Ainsi, gagner le soutien de l’Union africaine pour Israël signifie donc une pression facile pour sa position sur la question palestinienne et gagner le soutien des pays africains sur les questions d’intérêt politique aux Nations Unies et dans le forum international, en particulier à la lumière de la fragmentation des vieilles alliances de la guerre froide et la diminution des alliés d’Israël au sein des Nations Unies, d’une part.

D’autre part, Israël essaie de promouvoir ses produits sur les marchés africains et cherche à promouvoir les activités des entrepreneurs et de ses fabricants qui sont actifs sur le continent depuis les années cinquante du siècle dernier. Les entreprises israéliennes ont également remarqué l’engouement africain autour de la nouvelle technologie et le besoin urgent de l’adopter, le manque de concurrence, la facilité d’obtention de licences et la possibilité de contournement et d’infraction à la loi par rapport aux marchés européens et américains.

A prendre en considération également la montée en puissance de la Chine, de la Russie, de la Turquie et d’autres en Afrique, et des gains qu’ils engrangent sur les marchés africains. En plus de ce qui précède, le commerce militaire en Afrique est un domaine important pour Israël, étant donné que certains gouvernements africains recherchent des équipements militaires israéliens, des technologies de surveillance, la collecte de données et la guerre électronique. Cela confirme ce que le ministère israélien de la Défense a révélé qu’en 2016 les exportations militaires israéliennes vers l’Afrique s’élevaient à 275 millions de dollars.

Par ailleurs, comme d’autres ambitions internationales en Afrique, Israël se présente comme ayant des solutions aux défis du continent.

Lors de sa déclaration après avoir obtenu le statut d’observateur, Israël avait déclaré qu’elle utiliserait son nouveau rôle pour aider à « combattre » la crise émergente de la pandémie du Corona et le développement du terrorisme extrémiste à travers le continent africain.

Toutefois, en passant en revue le règne de l’ancien Premier ministre israélien « Netanyahu », on note qu’il avait annoncé un accord avec les États-Unis d’Amérique pour améliorer l’accès à l’énergie et réduire le déficit électrique en Afrique grâce à des solutions innovantes. L’une de ses stratégies dans les pays africains à majorité musulmane qui soutiennent la cause palestinienne consiste à exploiter les occasions religieuses et les conditions de vie pour se rapprocher des communautés locales, comme la distribution de moutons aux musulmans (pour Aïd al-Idh-ha) et de cadeaux pour le mois sacré du Ramadan, ainsi que la création d’emplois et la formation de jeunes cadres.

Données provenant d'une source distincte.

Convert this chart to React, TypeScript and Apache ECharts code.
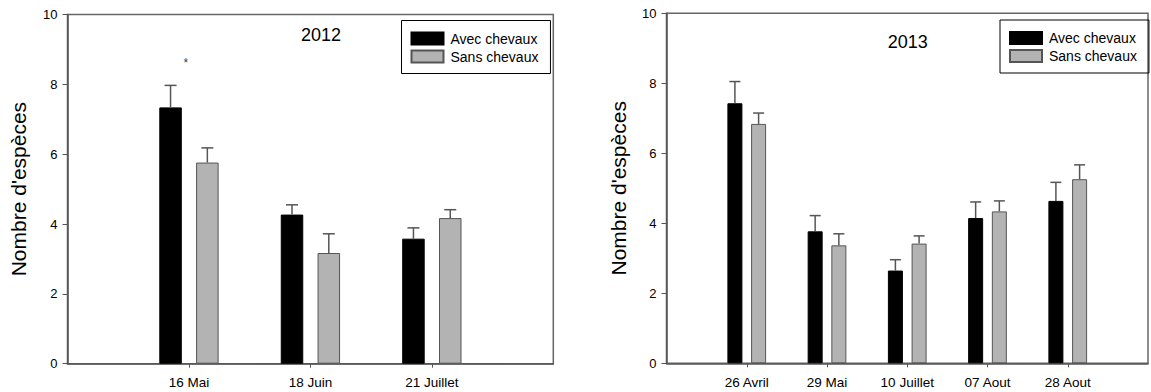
import React, { useEffect, useRef } from 'react';
import * as echarts from 'echarts';

const FONT = '"Liberation Sans", Arial, Helvetica, sans-serif';

const seriesNames = ['Avec chevaux', 'Sans chevaux'];
const yAxisName = "Nombre d'espèces";
const yMin = 0;
const yMax = 10;
const yStep = 2;

// 2012
const title2012 = '2012';
const categories2012 = ['16 Mai', '18 Juin', '21 Juillet'];
const avec2012 = [7.34, 4.27, 3.58];
const avec2012Err = [0.63, 0.28, 0.31];
const sans2012 = [5.76, 3.17, 4.17];
const sans2012Err = [0.42, 0.55, 0.24];
const signif2012 = [{ category: '16 Mai', value: 8.6, mark: '*' }];

// 2013
const title2013 = '2013';
const categories2013 = ['26 Avril', '29 Mai', '10 Juillet', '07 Aout', '28 Aout'];
const avec2013 = [7.43, 3.77, 2.65, 4.15, 4.64];
const avec2013Err = [0.62, 0.45, 0.31, 0.46, 0.53];
const sans2013 = [6.84, 3.37, 3.42, 4.34, 5.26];
const sans2013Err = [0.31, 0.33, 0.22, 0.3, 0.41];

const padCats = (c: string[]) => ['', ...c, ''];
const padVals = (v: number[]) => ['-', ...v, '-'];
const errData = (vals: number[], errs: number[]) => vals.map((v, i) => [i + 1, v, v + errs[i]]);

const errRender = (offset: number, capHalf: number) => (params: any, api: any) => {
  const base = api.coord([api.value(0), api.value(1)]);
  const top = api.coord([api.value(0), api.value(2)]);
  const x = base[0] + offset;
  return {
    type: 'group',
    children: [
      { type: 'line', shape: { x1: x, y1: base[1], x2: x, y2: top[1] }, style: { stroke: '#555', lineWidth: 1.5 } },
      { type: 'line', shape: { x1: x - capHalf, y1: top[1], x2: x + capHalf, y2: top[1] }, style: { stroke: '#555', lineWidth: 1.5 } },
    ],
  };
};

const panels = [
  {
    cats: categories2012, avec: avec2012, avecErr: avec2012Err, sans: sans2012, sansErr: sans2012Err,
    grid: { left: 67.5, top: 14.5, width: 485.8, height: 349.2 },
    barWidth: 22.5, gapPx: 14.3, cap: 6, nameGap: 39,
    legend: { left: 401.5, top: 20.5 },
    title: title2012, titlePos: [321, 35],
  },
  {
    cats: categories2013, avec: avec2013, avecErr: avec2013Err, sans: sans2013, sansErr: sans2013Err,
    grid: { left: 666.5, top: 13.3, width: 489, height: 350 },
    barWidth: 15, gapPx: 8.7, cap: 5.5, nameGap: 38,
    legend: { left: 1000, top: 20 },
    title: title2013, titlePos: [907.7, 41.7],
  },
];

export default function App() {
  const ref = useRef<HTMLDivElement>(null);
  useEffect(() => {
    if (!ref.current) return;
    const chart = echarts.init(ref.current, null, { renderer: 'svg' });
    const grids: any[] = [];
    const xAxes: any[] = [];
    const yAxes: any[] = [];
    const series: any[] = [];
    const legends: any[] = [];
    const graphics: any[] = [];
    panels.forEach((p, gi) => {
      grids.push({ ...p.grid, show: true, borderColor: '#666', borderWidth: 1.5, containLabel: false });
      xAxes.push({
        type: 'category', gridIndex: gi, data: padCats(p.cats), boundaryGap: false,
        axisLine: { show: true, lineStyle: { color: '#555', width: 1.5 } },
        axisTick: { show: true, interval: (i: number, v: string) => v !== '', length: 4, lineStyle: { color: '#555' } },
        axisLabel: { interval: 0, fontSize: 13.5, color: '#000', fontFamily: FONT, margin: 12 },
        splitLine: { show: false },
      });
      yAxes.push({
        type: 'value', gridIndex: gi, min: yMin, max: yMax, interval: yStep,
        axisLine: { show: true, lineStyle: { color: '#555', width: 1.5 } },
        axisTick: { show: true, length: 5, lineStyle: { color: '#555' } },
        axisLabel: { fontSize: 13, color: '#000', fontFamily: FONT, margin: 10 },
        splitLine: { show: false },
        name: yAxisName, nameLocation: 'middle', nameGap: p.nameGap,
        nameTextStyle: { fontSize: 21, color: '#000', fontFamily: FONT },
      });
      const gap = `${(p.gapPx / p.barWidth) * 100}%`;
      const off = (p.barWidth + p.gapPx) / 2;
      series.push({
        type: 'bar', name: seriesNames[0], xAxisIndex: gi, yAxisIndex: gi, data: padVals(p.avec),
        barWidth: p.barWidth, barGap: gap,
        itemStyle: { color: '#000', borderColor: '#000', borderWidth: 1 },
      });
      series.push({
        type: 'bar', name: seriesNames[1], xAxisIndex: gi, yAxisIndex: gi, data: padVals(p.sans),
        barWidth: p.barWidth, barGap: gap,
        itemStyle: { color: '#b3b3b3', borderColor: '#555', borderWidth: 1 },
      });
      series.push({
        type: 'custom', name: 'err-a-' + gi, xAxisIndex: gi, yAxisIndex: gi,
        renderItem: errRender(-off, p.cap), data: errData(p.avec, p.avecErr), z: 3, silent: true,
      });
      series.push({
        type: 'custom', name: 'err-s-' + gi, xAxisIndex: gi, yAxisIndex: gi,
        renderItem: errRender(off, p.cap), data: errData(p.sans, p.sansErr), z: 3, silent: true,
      });
      legends.push({
        orient: 'vertical', left: p.legend.left, top: p.legend.top, data: seriesNames,
        itemWidth: 32, itemHeight: 12, itemGap: 4, padding: [11, 12, 10, 9],
        borderColor: '#000', borderWidth: 1, icon: 'rect', selectedMode: false,
        textStyle: { fontSize: 14, color: '#000', fontFamily: FONT, lineHeight: 14, padding: [0, 0, 0, 2] },
      });
      graphics.push({
        type: 'text', x: p.titlePos[0], y: p.titlePos[1],
        style: { text: p.title, fontSize: 18, fontFamily: FONT, fill: '#000', align: 'center', verticalAlign: 'middle', textAlign: 'center', textVerticalAlign: 'middle' },
      });
    });
    series.push({
      type: 'scatter', name: 'signif', xAxisIndex: 0, yAxisIndex: 0, symbolSize: 0, silent: true,
      data: signif2012.map((s) => [categories2012.indexOf(s.category) + 1, s.value]),
      label: { show: true, formatter: signif2012[0].mark, position: 'inside', fontSize: 12, color: '#000', fontFamily: FONT, offset: [-3, 0] },
    });
    chart.setOption({
      animation: false,
      backgroundColor: '#fff',
      textStyle: { fontFamily: FONT },
      grid: grids, xAxis: xAxes, yAxis: yAxes, series, legend: legends, graphic: graphics,
    });
    return () => chart.dispose();
  }, []);
  return <div ref={ref} style={{ position: 'fixed', left: 0, top: 0, width: 1151, height: 392 }} />;
}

Le président togolais Faure Gnassingbe et le Premier ministre israélien Benyamin Netanyahu

Il convient de noter que certains pays africains ont développé leurs relations avec Israël dans le plus grand secret, tandis que d’autres pays ont ouvertement mené leurs relations avec eux en fonction de leurs besoins, notamment dans le domaine du recours aux technologies israéliennes.

Malgré l’état actuel d’incertitude au sein de l’Union africaine à la suite de la décision « Moussa Faki », des questions subsistent quant à savoir si les opposants à la décision et ceux qui combattent le mouvement israélien au sein de l’Union africaine – comme l’Afrique du Sud et l’Algérie – seront capable ou non d’influencer l’annulation de la décision et de faire avorter les efforts des alliés d’Israël au sein de la masse continentale dans les mois et les années à venir.

De toute façon, la crise résultant de l’affaire doit être considérée comme une opportunité pour le Conseil exécutif de l’Union africaine de reconsidérer les règles d’octroi du statut d’observateur auprès de l’Union africaine aux entités et organisations non africaines, et d’examiner la réalité de ce statut et la manière dont il contribue aux objectifs du bloc continental en Afrique.